--- begin ---
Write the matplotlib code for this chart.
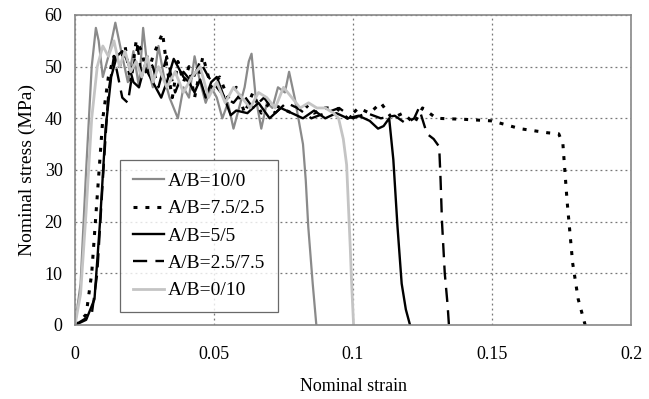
import numpy as np
import matplotlib as mpl
mpl.use("Agg")
import matplotlib.pyplot as plt

plt.rcParams['font.family'] = ['Liberation Serif', 'DejaVu Serif']

labels = ["A/B=10/0", "A/B=7.5/2.5", "A/B=5/5", "A/B=2.5/7.5", "A/B=0/10"]

# A/B=10/0
x_100 = [0, 0.002, 0.004, 0.006, 0.0075, 0.0085, 0.010, 0.012, 0.0145, 0.017, 0.019, 0.021,
         0.023, 0.0245, 0.026, 0.028, 0.030, 0.032, 0.034, 0.037, 0.039, 0.041, 0.043, 0.045,
         0.047, 0.049, 0.051, 0.053, 0.055, 0.057, 0.059, 0.061, 0.0625, 0.0635, 0.065, 0.067,
         0.069, 0.071, 0.073, 0.0755, 0.077, 0.079, 0.081, 0.082, 0.083, 0.0839, 0.0855, 0.0868]
y_100 = [0, 8, 30, 50, 57.5, 55, 48, 52, 58.5, 52, 47, 53, 46, 57.5, 50, 46, 54, 48, 44,
         40, 46, 44, 52, 47, 43, 46, 44, 40, 43, 38, 42, 46, 51, 52.5, 44, 38, 43, 42, 46,
         45, 49, 44, 38, 35, 28, 19, 8, 0]

# A/B=7.5/2.5
x_7525 = [0, 0.004, 0.006, 0.008, 0.010, 0.012, 0.014, 0.016, 0.018, 0.020, 0.022, 0.024,
          0.026, 0.028, 0.0315, 0.033, 0.035, 0.037, 0.039, 0.041, 0.043, 0.046, 0.049, 0.052,
          0.055, 0.058, 0.061, 0.064, 0.067, 0.070, 0.074, 0.078, 0.082, 0.086, 0.090, 0.094,
          0.098, 0.102, 0.106, 0.110, 0.114, 0.118, 0.122, 0.125, 0.13, 0.14, 0.15, 0.16,
          0.17, 0.174, 0.1755, 0.177, 0.179, 0.181, 0.1835]
y_7525 = [0, 2, 10, 25, 40, 48, 52, 50, 54, 47, 55, 53, 48, 52, 56.5, 50, 44, 51, 47, 50,
          44, 52, 46, 48, 44, 46, 41, 45, 41, 43, 42, 41, 43, 41, 42, 42, 40, 42, 41, 43,
          40, 41, 39, 42, 40, 39.8, 39.5, 38, 37.2, 37, 35, 24, 12, 5, 0]

# A/B=5/5
x_55 = [0, 0.004, 0.007, 0.009, 0.011, 0.013, 0.015, 0.017, 0.019, 0.021, 0.023, 0.025,
        0.027, 0.029, 0.031, 0.033, 0.0355, 0.037, 0.039, 0.041, 0.043, 0.045, 0.047, 0.049,
        0.051, 0.053, 0.056, 0.058, 0.062, 0.066, 0.070, 0.074, 0.078, 0.082, 0.086, 0.090,
        0.094, 0.098, 0.102, 0.106, 0.109, 0.111, 0.113, 0.1145, 0.116, 0.1175, 0.119, 0.1205]
y_55 = [0, 1, 5, 20, 38, 48, 52, 53, 51, 47, 46, 50, 48, 46, 44, 47, 51.5, 50, 48, 47,
        45, 47.5, 44, 47, 48, 45, 40.6, 41.5, 41, 43, 40, 42, 41, 40, 41.5, 40, 41, 40,
        40.5, 39.5, 38, 38.5, 40, 32, 19, 8, 3, 0]

# A/B=2.5/7.5
x_2575 = [0, 0.006, 0.008, 0.010, 0.012, 0.014, 0.017, 0.019, 0.021, 0.0225, 0.024, 0.026,
          0.028, 0.030, 0.033, 0.036, 0.039, 0.042, 0.045, 0.048, 0.051, 0.054, 0.057, 0.060,
          0.064, 0.068, 0.072, 0.076, 0.080, 0.085, 0.090, 0.095, 0.100, 0.105, 0.110, 0.115,
          0.119, 0.122, 0.1237, 0.1266, 0.129, 0.131, 0.1315, 0.132, 0.133, 0.134, 0.1345]
y_2575 = [0, 2, 10, 28, 45, 52, 44, 43, 50, 54, 48, 52, 50, 46, 52, 45, 49, 47, 51, 48,
          46, 44, 43, 45, 42, 44, 41, 43, 42, 40, 41, 42, 40, 41, 40, 40.5, 39, 40, 42,
          37, 36, 34.5, 28, 20, 10, 4, 0]

# A/B=0/10
x_010 = [0, 0.002, 0.004, 0.006, 0.008, 0.010, 0.012, 0.014, 0.016, 0.018, 0.020, 0.022,
         0.024, 0.026, 0.028, 0.030, 0.033, 0.036, 0.039, 0.042, 0.045, 0.048, 0.051, 0.054,
         0.057, 0.060, 0.063, 0.066, 0.069, 0.072, 0.075, 0.078, 0.081, 0.084, 0.087, 0.090,
         0.093, 0.0948, 0.0965, 0.0977, 0.099, 0.0995, 0.1002]
y_010 = [0, 6, 22, 40, 50, 54, 52, 55, 50, 53, 49, 51, 48, 52, 47, 50, 46, 49, 45, 48,
         50, 44, 47, 43, 46, 44, 42, 45, 44, 42, 46, 44, 42, 43, 42, 42, 41, 40, 36, 31,
         15, 8, 0]

fig = plt.figure(figsize=(6.49, 3.99), dpi=100)
ax = fig.add_axes([0.1156, 0.1855, 0.8567, 0.777])

ax.plot(x_100, y_100, color='#8a8a8a', lw=1.6, label=labels[0])
ax.plot(x_7525, y_7525, color='black', lw=2.2, dashes=(1.3, 2.6), label=labels[1])
ax.plot(x_55, y_55, color='black', lw=1.7, label=labels[2])
ax.plot(x_2575, y_2575, color='black', lw=1.7, dashes=(6, 3.5), label=labels[3])
ax.plot(x_010, y_010, color='#c4c4c4', lw=2.0, label=labels[4])

ax.set_xlim(0, 0.2)
ax.set_ylim(0, 60)
ax.set_xticks([0, 0.05, 0.1, 0.15, 0.2])
ax.set_xticklabels(['0', '0.05', '0.1', '0.15', '0.2'])
ax.set_yticks(np.arange(0, 61, 10))
ax.grid(True, color='#777777', linestyle=(0, (1.5, 2.5)), lw=0.9)
ax.tick_params(length=0, labelsize=13)
ax.tick_params(axis='x', pad=15)
ax.tick_params(axis='y', pad=9)
for s in ax.spines.values():
    s.set_color('#888888')
    s.set_linewidth(1.2)

ax.set_xlabel('Nominal strain', fontsize=13, labelpad=11)
ax.set_ylabel('Nominal stress (MPa)', fontsize=14, labelpad=6)

leg = ax.legend(loc='lower left', bbox_to_anchor=(0.081, 0.042), borderaxespad=0,
                fontsize=14, frameon=True, fancybox=False, edgecolor='#444444',
                handlelength=1.6, labelspacing=0.5, borderpad=0.65, handletextpad=0.2)
leg.get_frame().set_linewidth(0.9)

fig.savefig('out.png', dpi=100)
--- end ---
PROMPT - Search the data above for the word "matplotlib", then gather each line in which it appears.

WRITTEN ANSWER -
Write the matplotlib code for this chart.
import matplotlib as mpl
import matplotlib.pyplot as plt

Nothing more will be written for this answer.